Trump will meet with European leaders later this week at the World Economic Forum in Davos, Switzerland, to further discuss Greenland.

 

Separately, in a social media post on Jan. 12, the president suggested imposing 25% tariffs on imports from countries that do business with Iran. The White House has yet to elaborate on this position or publish a related executive order. Iran’s primary trade partners include China, Iraq, India, the United Arab Emirates and multiple members of the European Union. It’s unclear whether Trump intends any additional duties to “stack” on top of existing tariffs on products from those countries, but unilateral increases could upset additional handshake trade agreements between the administration and several of those jurisdictions.

 

Tariff developments on AI chips, critical minerals and wood products

 

In a Section 232-related presidential proclamation issued on Jan. 14, Trump announced the imposition of 25% tariffs on certain advanced computer chips, often used for AI computing.
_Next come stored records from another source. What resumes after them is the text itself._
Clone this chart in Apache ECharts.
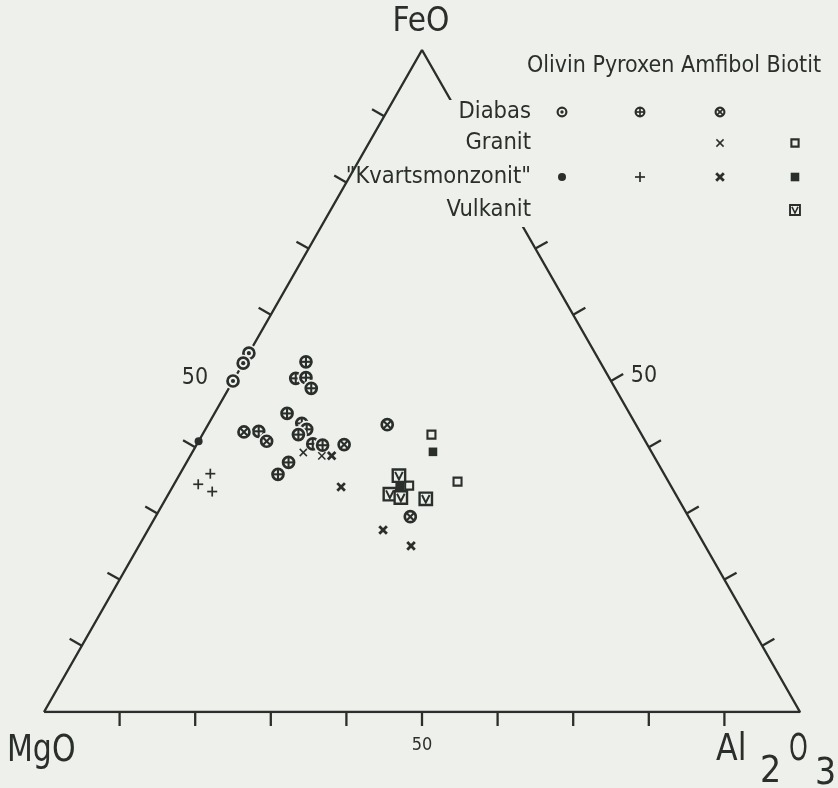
<!DOCTYPE html>
<html>
<head>
<meta charset="utf-8">
<script src="https://cdn.jsdelivr.net/npm/echarts@6/dist/echarts.min.js"></script>
<style>
  html, body { margin: 0; padding: 0; background: #eef1eb; }
  #chart { width: 838px; height: 788px; }
</style>
</head>
<body>
<div id="chart"></div>
<script>
// ---------- data (ternary percentages: [FeO, Al2O3], MgO = rest) ----------
const vertexLabels = ['MgO', 'FeO', 'Al2O3'];
const tickValues = [10, 20, 30, 40, 50, 60, 70, 80, 90];
const labeledTicks = [50];
const rockTypes = ['Diabas', 'Granit', '"Kvartsmonzonit"', 'Vulkanit'];
const minerals = ['Olivin', 'Pyroxen', 'Amfibol', 'Biotit'];

const diabasOlivin   = [[54.2, 0], [52.7, 0], [50.0, 0]];
const diabasPyroxen  = [[52.9, 8.2], [50.4, 8.1], [50.5, 9.4], [48.9, 10.9], [45.1, 9.6], [43.6, 12.3],
                        [42.7, 13.4], [41.9, 12.7], [40.5, 15.3], [40.3, 16.7], [37.7, 13.5], [35.9, 13.0], [42.4, 7.2]];
const diabasAmfibol  = [[42.3, 5.3], [40.9, 9.0], [40.4, 19.5], [43.4, 23.7], [29.5, 33.7]];
const granitAmfibol  = [[39.2, 14.7], [38.7, 17.4]];
const granitBiotit   = [[41.9, 30.3], [34.8, 37.3], [34.2, 31.2]];
const kvartsOlivin   = [[40.9, 0]];
const kvartsPyroxen  = [[36.0, 4.0], [34.4, 3.2], [33.3, 5.6]];
const kvartsAmfibol  = [[38.7, 18.7], [34.0, 22.3], [27.5, 31.1], [25.1, 36.0]];
const kvartsBiotit   = [[39.3, 31.8], [34.1, 30.0]];
const vulkanitBiotit = [[35.7, 29.1], [32.9, 29.3], [32.4, 31.0], [32.2, 34.4]];

// ---------- styling ----------
const INK = '#2b2f2c';
const BG = '#eef1eb';
const FONT = '"DejaVu Sans Condensed", "DejaVu Sans", sans-serif';

// marker kind for [rock][mineral]
const markerKinds = [
  ['ringDot', 'ringPlus', 'ringX', null],
  [null, null, 'xThin', 'sqOpen'],
  ['dot', 'plus', 'xBold', 'sqFill'],
  [null, null, null, 'sqV']
];
const seriesDefs = [
  { row: 0, col: 0, data: diabasOlivin },
  { row: 0, col: 1, data: diabasPyroxen },
  { row: 0, col: 2, data: diabasAmfibol },
  { row: 1, col: 2, data: granitAmfibol },
  { row: 1, col: 3, data: granitBiotit },
  { row: 2, col: 0, data: kvartsOlivin },
  { row: 2, col: 1, data: kvartsPyroxen },
  { row: 2, col: 2, data: kvartsAmfibol },
  { row: 2, col: 3, data: kvartsBiotit },
  { row: 3, col: 3, data: vulkanitBiotit }
];

// ternary -> cartesian in the 0..100 plot space
function toXY(p) { const fe = p[0], al = p[1]; return [al + fe / 2, fe]; }

function marker(kind, x, y, s) {
  const el = [];
  const ln = (x1, y1, x2, y2, w) => ({ type: 'line', shape: { x1, y1, x2, y2 }, style: { stroke: INK, lineWidth: w, lineCap: 'butt' } });
  if (kind === 'ringDot' || kind === 'ringPlus' || kind === 'ringX') {
    const r = 5.5 * s;
    el.push({ type: 'circle', shape: { cx: x, cy: y, r: r + 3 * s }, style: { fill: BG } });
    el.push({ type: 'circle', shape: { cx: x, cy: y, r: r }, style: { fill: BG, stroke: INK, lineWidth: 2.7 * s } });
    if (kind === 'ringDot') el.push({ type: 'circle', shape: { cx: x, cy: y, r: 2.1 * s }, style: { fill: INK } });
    if (kind === 'ringPlus') { el.push(ln(x - r, y, x + r, y, 2.1 * s)); el.push(ln(x, y - r, x, y + r, 2.1 * s)); }
    if (kind === 'ringX') { const d = r * 0.72; el.push(ln(x - d, y - d, x + d, y + d, 2.1 * s)); el.push(ln(x - d, y + d, x + d, y - d, 2.1 * s)); }
  } else if (kind === 'dot') {
    el.push({ type: 'circle', shape: { cx: x, cy: y, r: 4 * s }, style: { fill: INK } });
  } else if (kind === 'plus') {
    const a = 5 * s; el.push(ln(x - a, y, x + a, y, 1.7)); el.push(ln(x, y - a, x, y + a, 1.7));
  } else if (kind === 'xThin') {
    const a = 3.6 * s; el.push(ln(x - a, y - a, x + a, y + a, 1.5)); el.push(ln(x - a, y + a, x + a, y - a, 1.5));
  } else if (kind === 'xBold') {
    const a = 3.8 * s; el.push(ln(x - a, y - a, x + a, y + a, 2.8)); el.push(ln(x - a, y + a, x + a, y - a, 2.8));
  } else if (kind === 'sqOpen') {
    const h = 4 * s; el.push({ type: 'rect', shape: { x: x - h, y: y - h, width: 2 * h, height: 2 * h }, style: { fill: BG, stroke: INK, lineWidth: 2.1 } });
  } else if (kind === 'sqFill') {
    const h = 4.3 * s; el.push({ type: 'rect', shape: { x: x - h, y: y - h, width: 2 * h, height: 2 * h }, style: { fill: INK } });
  } else if (kind === 'sqV') {
    const h = 6.2 * s, i = 3.8 * s;
    el.push({ type: 'rect', shape: { x: x - h, y: y - h, width: 2 * h, height: 2 * h }, style: { fill: BG, stroke: INK, lineWidth: 2.4 * s } });
    el.push({ type: 'polyline', shape: { points: [[x - i, y - i], [x, y + i], [x + i, y - i]] }, style: { stroke: INK, lineWidth: 2 * s, fill: null } });
  }
  return el;
}

function unit(a, b) { const dx = b[0] - a[0], dy = b[1] - a[1], l = Math.hypot(dx, dy); return [dx / l, dy / l]; }

function tickRender(params, api) {
  const v = api.value(0), side = api.value(1);
  const A = api.coord([0, 0]), C = api.coord([50, 100]), B = api.coord([100, 0]);
  let p, n, off, fs;
  if (side === 0) { p = api.coord([v, 0]); n = [0, 1]; off = [0, 33]; fs = 18; }
  else if (side === 1) { p = api.coord([v / 2, v]); const d = unit(A, C); n = [d[1], -d[0]]; off = [-38, -3]; fs = 23; }
  else { p = api.coord([100 - v / 2, v]); const d = unit(C, B); n = [d[1], -d[0]]; off = [33, -5]; fs = 23; }
  const L = 14;
  const children = [];
  const isLabeled = labeledTicks.indexOf(v) >= 0;
  if (!(side === 1 && isLabeled)) {
    children.push({ type: 'line', shape: { x1: p[0], y1: p[1], x2: p[0] + n[0] * L, y2: p[1] + n[1] * L },
      style: { stroke: INK, lineWidth: 2.3 } });
  }
  if (isLabeled) {
    children.push({ type: 'text', style: { text: String(v), x: p[0] + off[0], y: p[1] + off[1],
      align: 'center', verticalAlign: 'middle', fill: INK, fontSize: fs, fontFamily: FONT } });
  }
  return { type: 'group', children };
}

const series = [
  {
    type: 'line', silent: true, symbol: 'none', z: 2,
    data: [[0, 0], [100, 0], [0, 100], [0, 0]].map(toXY),
    lineStyle: { color: INK, width: 2.4 }
  },
  {
    type: 'custom', silent: true, z: 2,
    data: tickValues.flatMap(v => [[v, 0], [v, 1], [v, 2]]),
    renderItem: tickRender
  }
];
seriesDefs.forEach(def => {
  const kind = markerKinds[def.row][def.col];
  series.push({
    type: 'custom', silent: true, z: 5,
    name: rockTypes[def.row] + ' ' + minerals[def.col],
    data: def.data.map(toXY),
    renderItem: (params, api) => {
      const p = api.coord([api.value(0), api.value(1)]);
      return { type: 'group', children: marker(kind, p[0], p[1], 1) };
    }
  });
});

// ---------- legend table and vertex labels ----------
const rowY = [112, 143, 177, 210];
const colX = [562, 640, 720, 795];
const graphic = [];
graphic.push({ type: 'rect', z: 50, silent: true, shape: { x: 438, y: 100, width: 98, height: 127 }, style: { fill: BG } });
graphic.push({ type: 'text', z: 60, x: 674, y: 66, style: { text: minerals.join(' '), fill: INK, fontSize: 23, fontFamily: FONT, align: 'center', verticalAlign: 'middle' } });
rockTypes.forEach((r, i) => {
  graphic.push({ type: 'text', z: 60, x: 531, y: rowY[i], style: { text: r, fill: INK, fontSize: 23.5, fontFamily: FONT, align: 'right', verticalAlign: 'middle' } });
  markerKinds[i].forEach((k, j) => {
    if (!k) return;
    const s = (k.indexOf('ring') === 0) ? 0.8 : (k === 'sqV' ? 0.8 : (k === 'sqOpen' ? 0.9 : 1));
    graphic.push({ type: 'group', z: 60, children: marker(k, colX[j], rowY[i], s) });
  });
});
graphic.push({ type: 'text', z: 60, x: 421, y: 22, style: { text: vertexLabels[1], fill: INK, fontSize: 33, fontFamily: FONT, align: 'center', verticalAlign: 'middle' } });
graphic.push({ type: 'text', z: 60, x: 7, y: 751, scaleX: 0.9, style: { text: vertexLabels[0], fill: INK, fontSize: 37, fontFamily: FONT, align: 'left', verticalAlign: 'middle' } });
// Al2O3 with lowered digits
const alParts = vertexLabels[2].match(/[A-Za-z]+|\d/g); // Al, 2, O, 3
const alPos = [[716, 750], [760, 772], [789, 750], [815, 774]];
const alScale = [0.95, 1, 0.72, 1];
alParts.forEach((t, i) => {
  graphic.push({ type: 'text', z: 60, x: alPos[i][0], y: alPos[i][1], scaleX: alScale[i], style: { text: t, fill: INK, fontSize: 37, fontFamily: FONT, align: 'left', verticalAlign: 'middle' } });
});

const chart = echarts.init(document.getElementById('chart'), null, { renderer: 'canvas' });
chart.setOption({
  backgroundColor: BG,
  animation: false,
  grid: { left: 44, top: 50, width: 756, height: 662 },
  xAxis: { type: 'value', min: 0, max: 100, show: false },
  yAxis: { type: 'value', min: 0, max: 100, show: false },
  series: series,
  graphic: graphic
});
</script>
</body>
</html>
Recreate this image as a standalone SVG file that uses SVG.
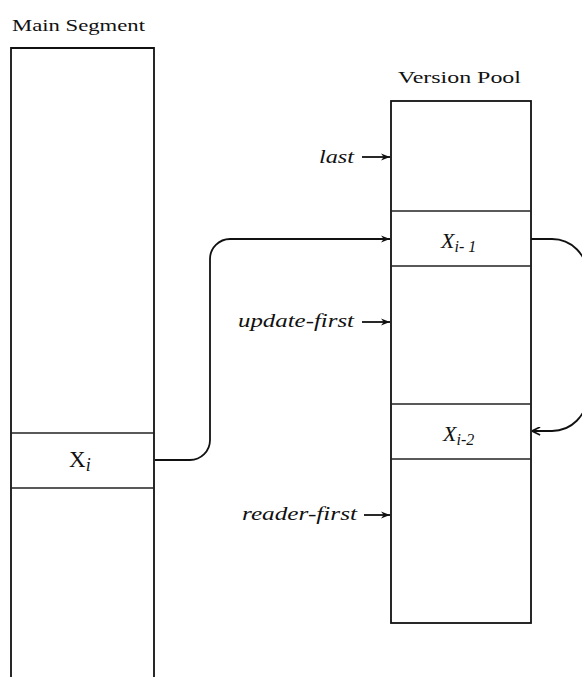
<svg xmlns="http://www.w3.org/2000/svg" width="582" height="677" viewBox="0 0 582 677">
<style>
.box{fill:none;stroke:#111;stroke-width:1.8}
.div{stroke:#222;stroke-width:1.4}
.conn{fill:none;stroke:#111;stroke-width:1.8}
.t{font-family:"Liberation Serif","DejaVu Serif",serif;fill:#111}
.it{font-style:italic}
</style>
<defs>
<marker id="ah" viewBox="0 0 10 10" refX="10" refY="5" markerWidth="9" markerHeight="9" markerUnits="userSpaceOnUse" orient="auto">
<path d="M0,1 L10,5 L0,9 L3,5 Z" fill="#111"/>
</marker>
<marker id="ao" viewBox="0 0 10 10" refX="10" refY="5" markerWidth="9" markerHeight="9" markerUnits="userSpaceOnUse" orient="auto">
<path d="M1,0.5 L10,5 L1,9.5" fill="none" stroke="#111" stroke-width="1.8"/>
</marker>
</defs>
<rect width="582" height="677" fill="#fff"/>
<g id="main-segment">
<text class="t" x="12" y="31" font-size="17" textLength="133" lengthAdjust="spacingAndGlyphs">Main Segment</text>
<path class="box" d="M11,677 V48 H154 V677"/>
<line class="div" x1="11" y1="433" x2="154" y2="433"/>
<line class="div" x1="11" y1="488" x2="154" y2="488"/>
<text class="t" x="69" y="467" font-size="23">X<tspan class="it" font-size="18" dy="4">i</tspan></text>
</g>
<g id="version-pool">
<text class="t" x="398" y="83" font-size="16" textLength="123" lengthAdjust="spacingAndGlyphs">Version Pool</text>
<rect class="box" x="391" y="101" width="140" height="522"/>
<line class="div" x1="391" y1="211" x2="531" y2="211"/>
<line class="div" x1="391" y1="266" x2="531" y2="266"/>
<line class="div" x1="391" y1="404" x2="531" y2="404"/>
<line class="div" x1="391" y1="459" x2="531" y2="459"/>
<text class="t it" x="441" y="248" font-size="22">X<tspan font-size="16" dy="4">i- 1</tspan></text>
<text class="t it" x="443" y="441" font-size="22">X<tspan font-size="16" dy="4">i-2</tspan></text>
</g>
<g id="labels">
<text class="t it" x="319" y="163" font-size="18" textLength="35" lengthAdjust="spacingAndGlyphs">last</text>
<text class="t it" x="238" y="327" font-size="18" textLength="116" lengthAdjust="spacingAndGlyphs">update-first</text>
<text class="t it" x="242" y="520" font-size="18" textLength="115" lengthAdjust="spacingAndGlyphs">reader-first</text>
</g>
<g id="connectors">
<line class="conn" x1="362" y1="157" x2="390" y2="157" marker-end="url(#ah)"/>
<line class="conn" x1="362" y1="322" x2="390" y2="322" marker-end="url(#ah)"/>
<line class="conn" x1="364" y1="515" x2="390" y2="515" marker-end="url(#ah)"/>
<path class="conn" d="M155,460 H190 A20,20 0 0 0 210,440 V259 A20,20 0 0 1 230,239 H390" marker-end="url(#ah)"/>
<path class="conn" d="M531,239 H552 A35,35 0 0 1 587,274 V396 A35,35 0 0 1 552,431 H532" marker-end="url(#ao)"/>
</g>
</svg>
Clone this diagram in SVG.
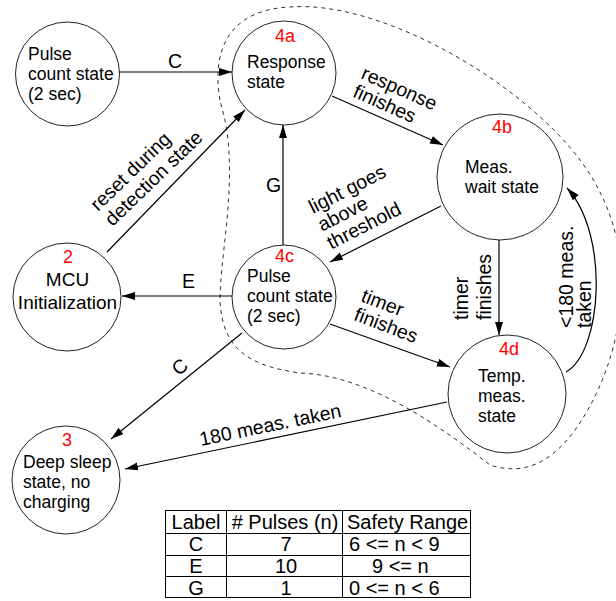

The new tariffs, which would not be affected by the current case in front of the Supreme Court, are narrow and built around large exemptions for chips aimed at U.S. tech supply chains and domestic manufacturing. However, the proclamation imposing the tariffs also suggests more chips could be subject to increased duties in the near future, following additional trade negotiations. 

 

A similar Section 232-related investigation into critical minerals has not resulted in additional tariffs, yet, according to a separate presidential proclamation also issued on Jan. 14. However, the investigation and proclamation lay the groundwork for tariffs on critical minerals, which are crucial to electronics, and derivative products in the near future, also pending additional trade negotiations.

 

Finally, in a Dec. 31 proclamation, the president delayed a scheduled increase in timber and lumber product tariffs that was due to take effect on Jan. 1. The order indicates that current tariffs on upholstered wooden furniture and cabinets will remain at 25% until Jan. 1, 2027.